Wednesday, November 16, 2016

Post-Election Thoughts III: Cabinet of Horrors

Trump's closest advisors
My emotions are in turmoil about the election. We are being asked to "normalize" Trump. Now if it were Kasich, Jeb Bush or even Rubio, I wouldn't be in such despair, but Trump goes beyond that. I do accept that he's won, but if I support him and wish him well, it would be like supporting all the racist, crude, disgusting things he said and did during the campaign (and everything before that). It would be saying, "It's okay to be racist and to discriminate against Muslims and make fun of disabled people." It's okay for a MALE, buffoonish, sexist crude oaf with questionable business practices and violent tendencies to be my president instead of a highly qualified FEMALE who may have made a mistake with her email (a mistake which many of her predecessors as Secretary of State evidently also made).
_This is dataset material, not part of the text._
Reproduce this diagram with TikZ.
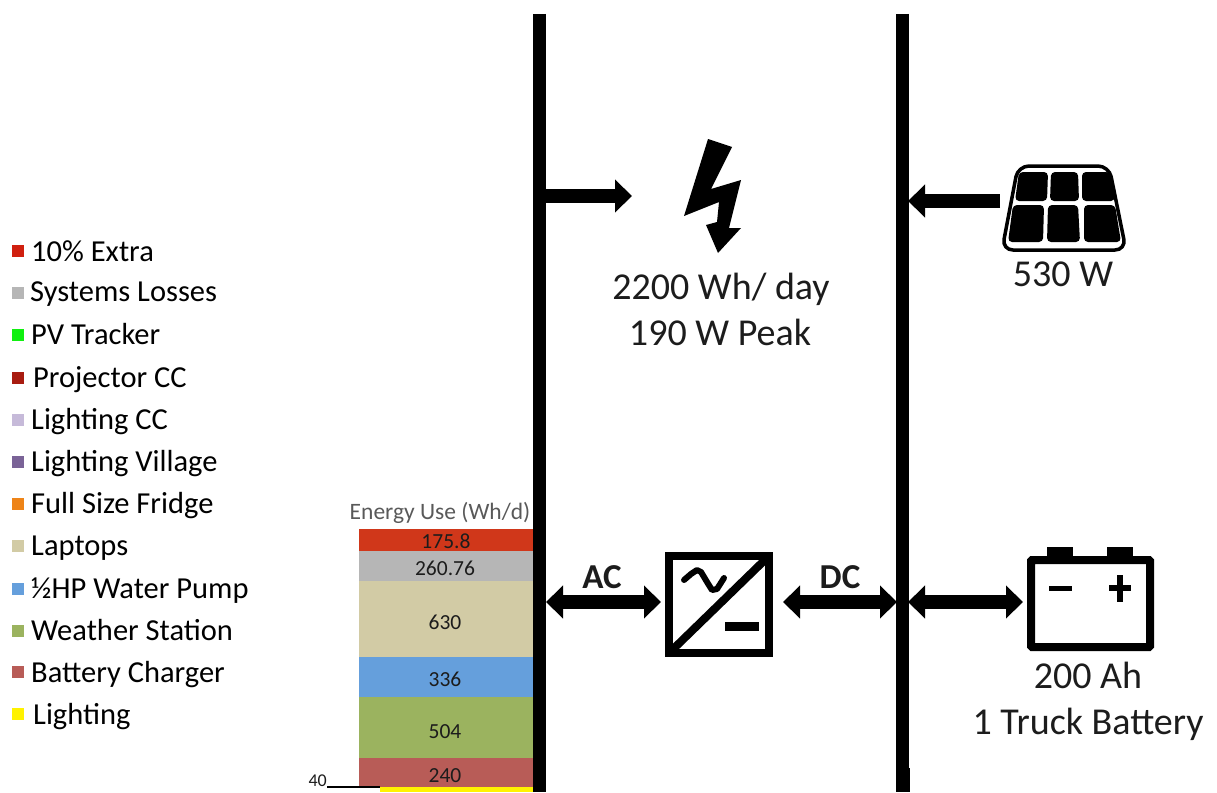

BTW, ain't it ironic Pence is trying to keep his emails secret?

Trump is the manifestation of all this white, entitled rage. He's a reaction against our first black president. Obama represented the direction the country is going in: towards inclusion. His election was a sign that it was not cool to exclude any minorities from a place at the table. It was not cool to make black jokes or gay jokes or to grope women or imitate disabled people. We no longer tolerated that sort of thing. And some people resented that. They thought, "Hey, I have these thoughts and I want to say them and not feel guilty about it." That's why there is this uptick in violent acts against women and minorities. These people feel unleashed. "Trump has validated my feelings and now I can act on them." I saw an ironic photo posted on Facebook of a white couple wearing T-shirts that said "Trump 2016: Fuck Your Feelings." The irony is that Trump's election has a lot to do with feelings, just not those of "others"--like me. His election is a validation of the feelings of white people as being oppressed because their cushy lifestyles and cultural dominance are now being threatened. By big business on one hand and all us bad old diversity-lovin', politically correct, NPR-listenin' people on the other.

Trump's cabinet
I get it that not everyone who voted for him is a racist, sexist, homophobic jerk. Trump appealed to huge numbers of working and middle class people who are suffering economically. Hillary Clinton did not make the case that she would help them. At first I was angry that on Charlie Rose, Maureen Dowd said that Hillary's campaign was basically "It's my turn" and "I'm not Trump." It made me angry because the election was so close, the polls all showed her winning without breaking a sweat because she was ahead in the right states. Now everyone is pointing fingers and laying blame. But it seems Dowd is somewhat right. Clinton took too much for granted and needed to reach out more to the devastated middle class. Maybe she had the right answers but she got shouted down by Trump, Comely, and the fake news noise machine which I now include CNN and NBC and the rest of them as well as Fox. The regular MSM did not do its job. They treated Trump as a ratings machine with constant softball exposure until it was too late. Matt Lauer and Jimmy Fallon started the "normalizing" process long before the Orange Nightmare won. Les Moonves was right: Trump is bad for the country, but great for CBS.

I don't want to be like Rush Limbaugh who famously hoped Obama would fail. I don't want to wish Trump ill. But when he announces this Bannon guy, a racist alt-right whack job, as his chief strategist, and the leaked cabinet "finalists" being incompetents like Sarah Palin and extremists like Ted Cruz, Bolton, the now deranged Rudy Guiliani, climate change deniers, Islamophobic bigots, and that Dimon guy who contributed to the Great Recession of 2008, it makes me feel like I'm watching that episode of the 1970s animated Batman series where the Joker shockingly won the election for Mayor of Gotham City and then appointed the Penguin and the Riddler as his top appointments. At least Ben Carson had the sense to turn down a high-level job, admitting he wasn't qualified. But didn't he run for president? Did he think he could be prez but not a member of his staff? Too bad Trump hasn't come to the same realization as Carson.